Right, the childless-descendants in an optimal chunk are always higher feerate than the chunk itself (or more generally, any “bottom” subset (a subset that includes all its descendants) must have higher feerate than the chunk itself - if not, that subset could be removed without breaking topology, and doing so would increase the feerate).
This could be the basis for another general post-processing step (e.g. try all bottom subsets of 1 or 2 transactions, and if they have lower or equal feerate than the overall chunk, split them up). Similarly for top transactions with higher or equal feerate than the overall chunk. Of course, we could also hope to build linearization algorithms that just don’t give rise to such chunkings in the first place.

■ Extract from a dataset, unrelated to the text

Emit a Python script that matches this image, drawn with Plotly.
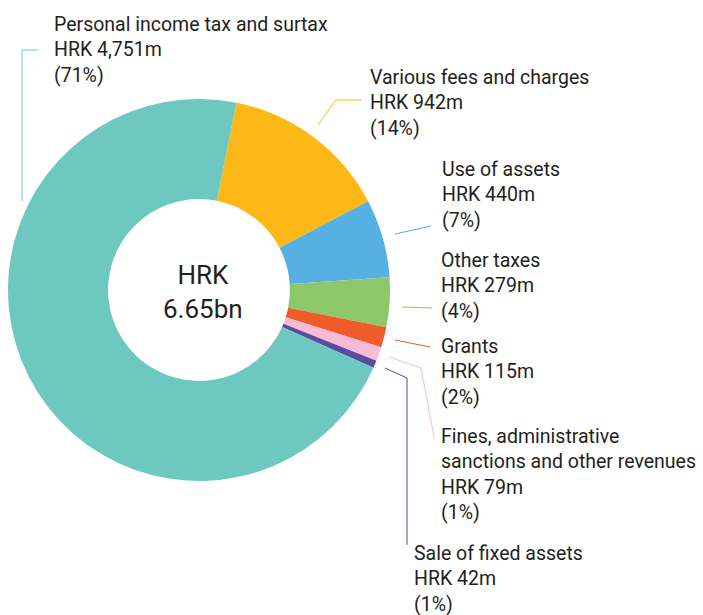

FWIW, I think that relaying the set of childless-descendants for each chunk to a peer is another hypothetical way of conveying knowledge of linearizations. It could be made Erlay-compatible as it has set semantics, and with that set one can reconstruct the same linearization (and likely gives a decent result even if the clusters don’t exactly match).
Yes, absolutely. I’ve changed the text to say “could” instead of “should”. I think we’ll want to run prefix-intersection merging (or some further iteration of this idea) anytime we have distinct linearizations of the same transactions. It even works when the input linearizations don’t cover the exact same transactions but there is some overlap, though I haven’t run tests for that.